* Stated problem *
Using the records below, count the lines with "code" in them. Give the number only.

* Dataset extract *
============================================================

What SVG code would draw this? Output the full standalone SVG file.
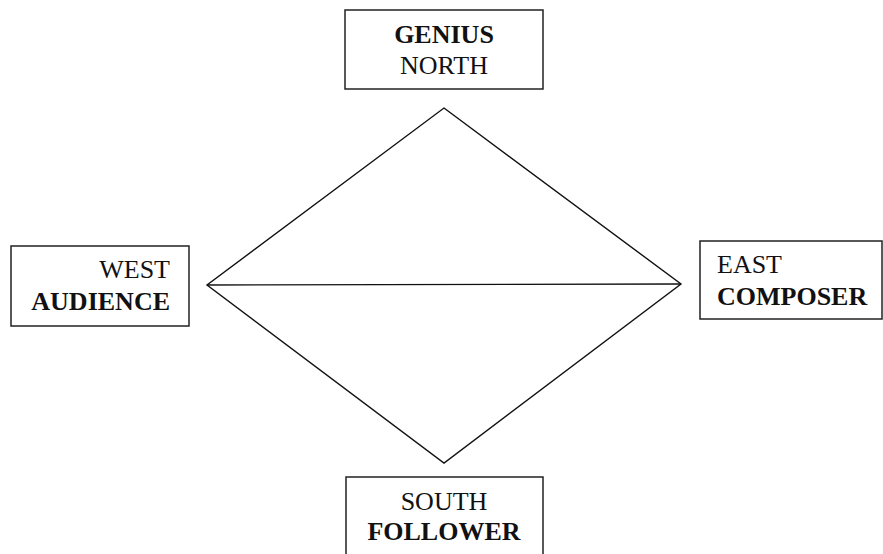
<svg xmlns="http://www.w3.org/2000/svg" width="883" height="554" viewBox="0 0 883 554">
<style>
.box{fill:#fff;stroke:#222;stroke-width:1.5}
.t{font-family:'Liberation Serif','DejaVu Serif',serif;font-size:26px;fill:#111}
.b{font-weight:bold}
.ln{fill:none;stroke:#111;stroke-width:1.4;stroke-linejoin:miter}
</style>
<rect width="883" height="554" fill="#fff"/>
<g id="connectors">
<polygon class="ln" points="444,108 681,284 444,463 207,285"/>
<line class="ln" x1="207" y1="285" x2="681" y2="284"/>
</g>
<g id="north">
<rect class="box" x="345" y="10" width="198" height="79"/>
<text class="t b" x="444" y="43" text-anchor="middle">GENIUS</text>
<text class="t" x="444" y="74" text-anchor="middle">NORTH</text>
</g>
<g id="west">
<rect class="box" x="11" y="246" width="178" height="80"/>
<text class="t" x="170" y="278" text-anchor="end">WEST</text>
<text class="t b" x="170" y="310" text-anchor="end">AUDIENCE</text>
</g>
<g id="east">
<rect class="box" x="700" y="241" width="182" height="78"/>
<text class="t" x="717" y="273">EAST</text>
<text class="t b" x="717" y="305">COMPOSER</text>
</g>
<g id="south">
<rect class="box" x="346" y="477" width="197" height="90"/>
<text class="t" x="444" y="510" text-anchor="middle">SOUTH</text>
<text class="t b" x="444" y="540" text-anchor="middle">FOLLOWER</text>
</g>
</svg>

============================================================

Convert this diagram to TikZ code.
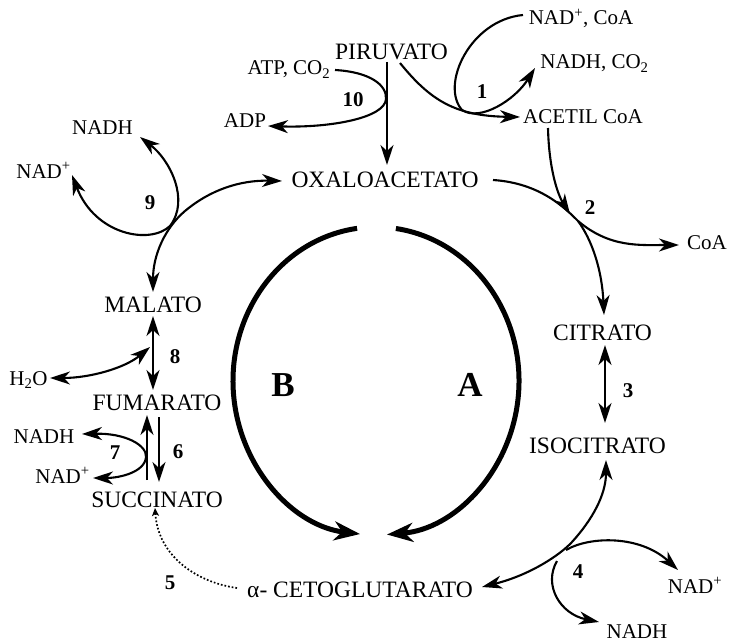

============================================================

* Exercise answer *
2